* Objective: For the records below, give the count of lines holding the word "this" and nothing more.

— Start of Supplied material —

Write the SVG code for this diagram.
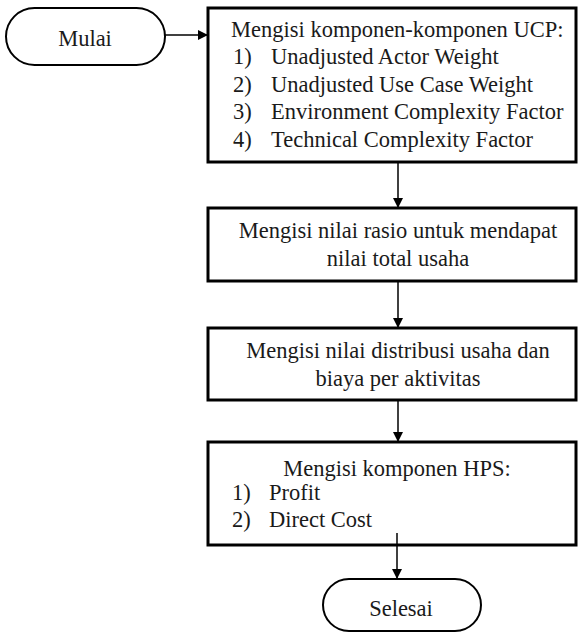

— End of Supplied material —
— Start of Supplied material —

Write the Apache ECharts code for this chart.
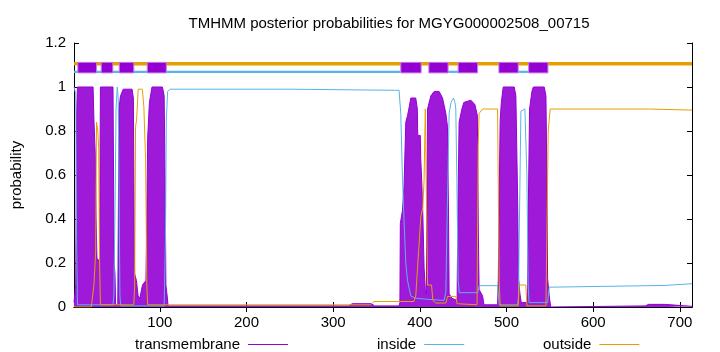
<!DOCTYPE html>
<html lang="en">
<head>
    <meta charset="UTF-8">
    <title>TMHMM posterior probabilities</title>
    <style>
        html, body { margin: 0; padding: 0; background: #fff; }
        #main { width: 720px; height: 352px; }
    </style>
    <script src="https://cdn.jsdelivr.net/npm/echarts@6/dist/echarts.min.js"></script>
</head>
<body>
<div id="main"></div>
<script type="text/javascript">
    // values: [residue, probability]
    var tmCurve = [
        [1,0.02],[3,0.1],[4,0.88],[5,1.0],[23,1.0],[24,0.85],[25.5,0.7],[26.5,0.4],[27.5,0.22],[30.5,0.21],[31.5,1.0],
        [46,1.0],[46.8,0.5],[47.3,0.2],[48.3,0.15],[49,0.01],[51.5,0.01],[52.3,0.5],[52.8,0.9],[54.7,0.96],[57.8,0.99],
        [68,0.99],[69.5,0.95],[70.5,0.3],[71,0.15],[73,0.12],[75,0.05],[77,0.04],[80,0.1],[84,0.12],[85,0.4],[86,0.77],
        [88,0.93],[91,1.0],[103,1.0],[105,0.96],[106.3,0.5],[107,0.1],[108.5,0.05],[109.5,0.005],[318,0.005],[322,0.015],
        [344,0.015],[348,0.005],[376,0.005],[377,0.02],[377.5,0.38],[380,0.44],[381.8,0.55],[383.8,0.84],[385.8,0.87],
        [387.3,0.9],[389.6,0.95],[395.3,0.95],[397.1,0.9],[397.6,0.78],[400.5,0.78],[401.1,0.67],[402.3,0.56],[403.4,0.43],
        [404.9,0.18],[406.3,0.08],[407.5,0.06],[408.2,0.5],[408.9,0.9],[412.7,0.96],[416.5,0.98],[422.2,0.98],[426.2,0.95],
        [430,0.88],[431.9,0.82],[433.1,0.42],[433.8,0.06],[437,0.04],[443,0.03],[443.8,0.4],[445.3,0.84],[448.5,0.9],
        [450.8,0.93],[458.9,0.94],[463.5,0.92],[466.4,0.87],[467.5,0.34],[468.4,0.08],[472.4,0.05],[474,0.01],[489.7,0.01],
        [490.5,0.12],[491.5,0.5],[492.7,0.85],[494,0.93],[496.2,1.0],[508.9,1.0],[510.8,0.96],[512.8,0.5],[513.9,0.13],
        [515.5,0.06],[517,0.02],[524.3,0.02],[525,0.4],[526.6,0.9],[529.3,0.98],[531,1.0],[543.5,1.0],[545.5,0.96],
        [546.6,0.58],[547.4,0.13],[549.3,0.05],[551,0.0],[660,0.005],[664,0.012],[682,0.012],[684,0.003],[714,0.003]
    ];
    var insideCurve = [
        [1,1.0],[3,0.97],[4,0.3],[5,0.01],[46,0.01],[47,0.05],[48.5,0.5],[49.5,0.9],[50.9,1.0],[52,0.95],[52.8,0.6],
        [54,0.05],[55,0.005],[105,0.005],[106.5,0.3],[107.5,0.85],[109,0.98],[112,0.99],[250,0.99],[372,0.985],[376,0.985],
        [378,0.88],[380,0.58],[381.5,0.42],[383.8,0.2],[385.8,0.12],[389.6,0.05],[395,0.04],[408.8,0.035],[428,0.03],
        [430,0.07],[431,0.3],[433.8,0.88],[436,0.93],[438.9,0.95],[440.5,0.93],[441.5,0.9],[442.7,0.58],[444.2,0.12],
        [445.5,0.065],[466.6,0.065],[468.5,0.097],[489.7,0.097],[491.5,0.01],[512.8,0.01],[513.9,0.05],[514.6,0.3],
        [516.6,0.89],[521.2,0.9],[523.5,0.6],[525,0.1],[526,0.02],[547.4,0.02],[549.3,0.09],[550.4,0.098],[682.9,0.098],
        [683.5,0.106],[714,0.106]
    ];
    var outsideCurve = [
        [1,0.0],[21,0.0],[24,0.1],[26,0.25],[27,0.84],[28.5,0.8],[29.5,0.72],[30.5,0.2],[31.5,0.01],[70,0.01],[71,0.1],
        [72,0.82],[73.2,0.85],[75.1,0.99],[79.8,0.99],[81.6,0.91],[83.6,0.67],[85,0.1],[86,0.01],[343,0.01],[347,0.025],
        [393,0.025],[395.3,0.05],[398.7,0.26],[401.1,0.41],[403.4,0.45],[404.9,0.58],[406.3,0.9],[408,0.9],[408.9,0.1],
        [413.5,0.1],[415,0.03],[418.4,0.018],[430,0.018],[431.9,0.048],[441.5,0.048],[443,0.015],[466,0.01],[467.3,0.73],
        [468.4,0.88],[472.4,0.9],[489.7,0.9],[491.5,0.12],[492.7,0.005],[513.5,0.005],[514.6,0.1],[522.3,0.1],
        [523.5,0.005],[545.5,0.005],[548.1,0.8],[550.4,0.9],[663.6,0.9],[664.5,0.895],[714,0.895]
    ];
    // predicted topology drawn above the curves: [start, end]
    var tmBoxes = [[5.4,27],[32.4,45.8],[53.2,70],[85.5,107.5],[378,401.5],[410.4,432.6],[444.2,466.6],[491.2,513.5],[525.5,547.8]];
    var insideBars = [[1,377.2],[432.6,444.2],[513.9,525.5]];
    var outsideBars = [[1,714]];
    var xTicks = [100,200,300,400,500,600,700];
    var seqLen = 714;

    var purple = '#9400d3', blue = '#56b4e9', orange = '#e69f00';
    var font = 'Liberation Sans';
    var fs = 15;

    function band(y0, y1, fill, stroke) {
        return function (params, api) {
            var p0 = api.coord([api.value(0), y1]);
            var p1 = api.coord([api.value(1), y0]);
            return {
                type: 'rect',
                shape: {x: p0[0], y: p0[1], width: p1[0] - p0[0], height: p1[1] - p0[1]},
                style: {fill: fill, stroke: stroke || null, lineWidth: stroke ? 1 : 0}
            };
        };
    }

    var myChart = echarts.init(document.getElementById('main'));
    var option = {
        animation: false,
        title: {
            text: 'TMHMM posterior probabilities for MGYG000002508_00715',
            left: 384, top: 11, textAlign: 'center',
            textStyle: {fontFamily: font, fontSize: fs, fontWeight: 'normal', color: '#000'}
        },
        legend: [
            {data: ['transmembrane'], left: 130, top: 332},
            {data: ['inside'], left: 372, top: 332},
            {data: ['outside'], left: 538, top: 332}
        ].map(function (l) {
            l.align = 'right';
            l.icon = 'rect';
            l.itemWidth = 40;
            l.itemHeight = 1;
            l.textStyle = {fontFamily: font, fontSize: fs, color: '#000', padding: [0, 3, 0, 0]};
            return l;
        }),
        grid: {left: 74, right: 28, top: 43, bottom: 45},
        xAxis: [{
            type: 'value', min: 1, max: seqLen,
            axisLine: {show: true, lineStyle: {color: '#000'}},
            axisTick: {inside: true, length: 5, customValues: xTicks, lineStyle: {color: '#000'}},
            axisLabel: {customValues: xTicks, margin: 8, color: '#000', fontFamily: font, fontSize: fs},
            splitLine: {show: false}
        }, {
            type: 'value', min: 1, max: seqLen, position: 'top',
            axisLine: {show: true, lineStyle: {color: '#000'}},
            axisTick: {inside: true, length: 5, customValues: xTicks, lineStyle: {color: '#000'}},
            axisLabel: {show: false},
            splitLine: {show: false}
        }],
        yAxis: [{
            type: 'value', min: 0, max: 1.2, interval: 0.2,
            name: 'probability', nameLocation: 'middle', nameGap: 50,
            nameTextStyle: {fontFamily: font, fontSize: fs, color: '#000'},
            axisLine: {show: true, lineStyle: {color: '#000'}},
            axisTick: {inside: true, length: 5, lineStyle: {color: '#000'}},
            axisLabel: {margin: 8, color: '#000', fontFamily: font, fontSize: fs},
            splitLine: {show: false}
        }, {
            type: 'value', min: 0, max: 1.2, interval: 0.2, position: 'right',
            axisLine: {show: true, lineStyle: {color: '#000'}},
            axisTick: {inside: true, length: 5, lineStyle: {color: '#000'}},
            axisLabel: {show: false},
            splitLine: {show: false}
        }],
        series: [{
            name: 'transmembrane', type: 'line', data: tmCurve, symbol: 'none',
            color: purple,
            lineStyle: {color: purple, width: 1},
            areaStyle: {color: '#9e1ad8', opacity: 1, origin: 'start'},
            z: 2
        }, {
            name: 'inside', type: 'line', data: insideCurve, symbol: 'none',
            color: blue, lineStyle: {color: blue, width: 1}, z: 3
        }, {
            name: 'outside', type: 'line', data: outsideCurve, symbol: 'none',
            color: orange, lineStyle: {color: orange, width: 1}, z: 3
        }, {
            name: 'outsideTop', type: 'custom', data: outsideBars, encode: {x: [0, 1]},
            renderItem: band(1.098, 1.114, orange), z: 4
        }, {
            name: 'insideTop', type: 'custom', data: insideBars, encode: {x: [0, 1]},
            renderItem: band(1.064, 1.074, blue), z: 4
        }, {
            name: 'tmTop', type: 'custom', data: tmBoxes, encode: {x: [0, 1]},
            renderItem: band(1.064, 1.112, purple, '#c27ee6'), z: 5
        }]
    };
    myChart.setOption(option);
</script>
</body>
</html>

— End of Supplied material —

* The solution: 2